[SOURCE MATERIAL]:
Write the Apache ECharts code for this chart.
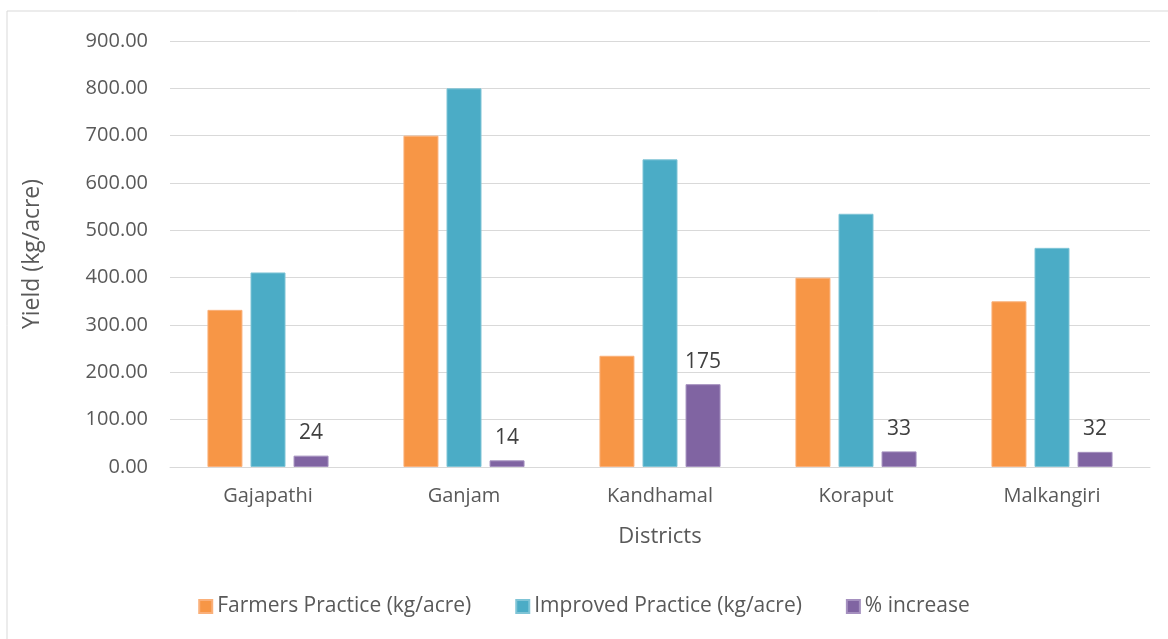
<!DOCTYPE html>
<html>
<head>
<meta charset="utf-8">
<script src="https://cdn.jsdelivr.net/npm/echarts@6/dist/echarts.min.js"></script>
<style>
  html, body { margin: 0; padding: 0; background: #fff; }
  #chart { width: 1168px; height: 639px; }
</style>
</head>
<body>
<div id="chart"></div>
<script>
// districts and yields
var districts = ['Gajapathi', 'Ganjam', 'Kandhamal', 'Koraput', 'Malkangiri'];
var farmersPractice = [332, 700, 235, 400, 350];
var improvedPractice = [411, 800, 650, 535, 463];
var pctIncrease = [24, 14, 175, 33, 32];
var yTicks = [0, 100, 200, 300, 400, 500, 600, 700, 800, 900];

var font = 'Open Sans';
var textGrey = '#595959';

var myChart = echarts.init(document.getElementById('chart'));
var option = {
  animation: false,
  textStyle: { fontFamily: font },
  graphic: [{
    type: 'rect',
    shape: { x: 7, y: 11, width: 1180, height: 660 },
    style: { fill: 'none', stroke: '#d9d9d9', lineWidth: 1 }
  }],
  grid: { left: 170, right: 18, top: 41, bottom: 172 },
  legend: {
    bottom: 17,
    left: 'center',
    itemWidth: 13,
    itemHeight: 13,
    itemGap: 44,
    icon: 'rect',
    textStyle: { fontFamily: font, fontSize: 21, color: textGrey },
    data: ['Farmers Practice (kg/acre)', 'Improved Practice (kg/acre)', '% increase']
  },
  xAxis: {
    type: 'category',
    data: districts,
    name: 'Districts',
    nameLocation: 'middle',
    nameGap: 59,
    nameTextStyle: { fontSize: 22, color: textGrey },
    axisLine: { lineStyle: { color: '#d9d9d9', width: 1 } },
    axisTick: { show: false },
    axisLabel: { margin: 19, fontSize: 20, color: textGrey }
  },
  yAxis: {
    type: 'value',
    min: yTicks[0],
    max: yTicks[yTicks.length - 1],
    interval: 100,
    name: 'Yield (kg/acre)',
    nameLocation: 'middle',
    nameGap: 126,
    nameTextStyle: { fontSize: 23, color: textGrey },
    axisLine: { show: false },
    axisTick: { show: false },
    splitLine: { lineStyle: { color: '#d9d9d9', width: 1 } },
    axisLabel: {
      margin: 22, fontSize: 20, color: textGrey,
      formatter: function (v) { return v.toFixed(2); }
    }
  },
  series: [
    {
      name: 'Farmers Practice (kg/acre)',
      type: 'bar',
      data: farmersPractice,
      barWidth: 35,
      barGap: '23%',
      itemStyle: { color: '#F79646', borderColor: '#fab07a', borderWidth: 1 }
    },
    {
      name: 'Improved Practice (kg/acre)',
      type: 'bar',
      data: improvedPractice,
      barWidth: 35,
      barGap: '23%',
      itemStyle: { color: '#4BACC6', borderColor: '#7fc4d6', borderWidth: 1 }
    },
    {
      name: '% increase',
      type: 'bar',
      data: pctIncrease,
      barWidth: 35,
      barGap: '23%',
      itemStyle: { color: '#8064A2', borderColor: '#a590bf', borderWidth: 1 },
      label: {
        show: true,
        position: 'top',
        distance: 12,
        fontSize: 21,
        color: '#404040'
      }
    }
  ]
};
myChart.setOption(option);
</script>
</body>
</html>
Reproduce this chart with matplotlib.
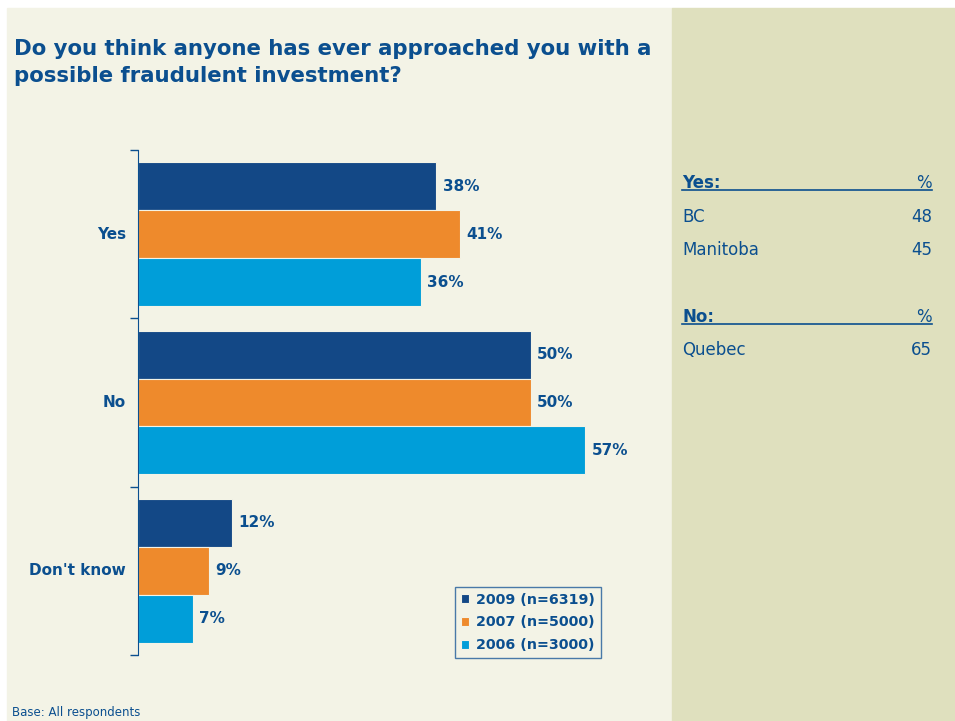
import numpy as np
import matplotlib.pyplot as plt
from matplotlib.patches import Rectangle

categories = ['Yes', 'No', "Don't know"]
series_names = ['2009 (n=6319)', '2007 (n=5000)', '2006 (n=3000)']
values = {
    '2009 (n=6319)': [38, 50, 12],
    '2007 (n=5000)': [41, 50, 9],
    '2006 (n=3000)': [36, 57, 7],
}
colors = ['#134886', '#EE8A2C', '#009ED9']

yes_rows = [('BC', 48), ('Manitoba', 45)]
no_rows = [('Quebec', 65)]

text_blue = '#0B4F8F'
W, H = 955, 721
plt.rcParams['font.family'] = ['DejaVu Sans']

fig = plt.figure(figsize=(W / 100, H / 100), dpi=100)
fig.patch.set_facecolor('white')


def fy(py):
    return 1 - py / H


# backgrounds
fig.add_artist(Rectangle((7 / W, 0), (672 - 7) / W, (H - 8) / H,
                         transform=fig.transFigure, color='#F3F3E6', zorder=0))
fig.add_artist(Rectangle((672 / W, 0), (W - 672) / W, (H - 8) / H,
                         transform=fig.transFigure, color='#DFE0BE', zorder=0))

fig.text(14 / W, fy(55), 'Do you think anyone has ever approached you with a',
         color=text_blue, fontsize=15.3, fontweight='bold', va='baseline')
fig.text(14 / W, fy(82), 'possible fraudulent investment?',
         color=text_blue, fontsize=15.3, fontweight='bold', va='baseline')

# bar chart axes (pixel placement)
ax = fig.add_axes([138 / W, 66 / H, (672 - 138) / W, 505 / H])
ax.set_facecolor('none')
ax.set_xlim(0, (672 - 138) / 7.85)
ax.set_ylim(2.5, -0.5)
ax.set_yticks([-0.5, 0.5, 1.5, 2.5])
ax.set_yticklabels([])
ax.tick_params(axis='y', direction='out', length=6, color=text_blue, width=1)
ax.set_xticks([])
for s in ['top', 'right', 'bottom']:
    ax.spines[s].set_visible(False)
ax.spines['left'].set_color(text_blue)

y = np.arange(len(categories))
h = 0.285
for i, name in enumerate(series_names):
    pos = y + (i - 1) * h
    bars = ax.barh(pos, values[name], height=h, color=colors[i], edgecolor='#F3F3E6',
                   linewidth=0.8, label=name)
    for b, v in zip(bars, values[name]):
        ax.text(v + 0.8, b.get_y() + b.get_height() / 2, f'{v}%', va='center', ha='left',
                color=text_blue, fontsize=11, fontweight='bold')

for yi, c in zip(y, categories):
    ax.text(-1.5, yi, c, ha='right', va='center', color=text_blue, fontsize=11, fontweight='bold')

leg = ax.legend(loc='lower left', bbox_to_anchor=((455 - 138) / (672 - 138), -3 / 505),
                frameon=True, fancybox=False, handlelength=0.6, handleheight=0.6, handletextpad=0.5,
                borderpad=0.4, labelspacing=0.62, borderaxespad=0,
                prop={'weight': 'bold', 'size': 10.3})
leg.get_frame().set_edgecolor('#1F5B99')
leg.get_frame().set_facecolor('#F3F3E6')
leg.get_frame().set_linewidth(1)
for t in leg.get_texts():
    t.set_color(text_blue)

# right-hand table
x0, x1 = 682 / W, 932 / W


def header(label, py):
    fig.text(x0, fy(py), label, color=text_blue, fontsize=12, fontweight='bold', va='baseline')
    fig.text(x1, fy(py), '%', color=text_blue, fontsize=12, ha='right', va='baseline')
    fig.add_artist(plt.Line2D([x0, x1], [fy(py + 2), fy(py + 2)], color=text_blue, lw=1.2))


def row(label, val, py):
    fig.text(x0, fy(py), label, color=text_blue, fontsize=12, va='baseline')
    fig.text(x1, fy(py), str(val), color=text_blue, fontsize=12, ha='right', va='baseline')


header('Yes:', 188)
for k, (lab, v) in enumerate(yes_rows):
    row(lab, v, 222 + k * 33)
header('No:', 322)
for k, (lab, v) in enumerate(no_rows):
    row(lab, v, 355 + k * 33)

fig.text(12 / W, fy(716), 'Base: All respondents', color=text_blue, fontsize=8.5, va='baseline')

fig.savefig('out.png', dpi=100, facecolor=fig.get_facecolor())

[SHORT EXERCISE]:
Your task is to reproduce only the lines from the one with "Reproduce this chart with matplotlib." through the one with "from matplotlib.patches import Rectangle", keeping both ends. Skip every picture.

[SOLUTION]:
Reproduce this chart with matplotlib.
import numpy as np
import matplotlib.pyplot as plt
from matplotlib.patches import Rectangle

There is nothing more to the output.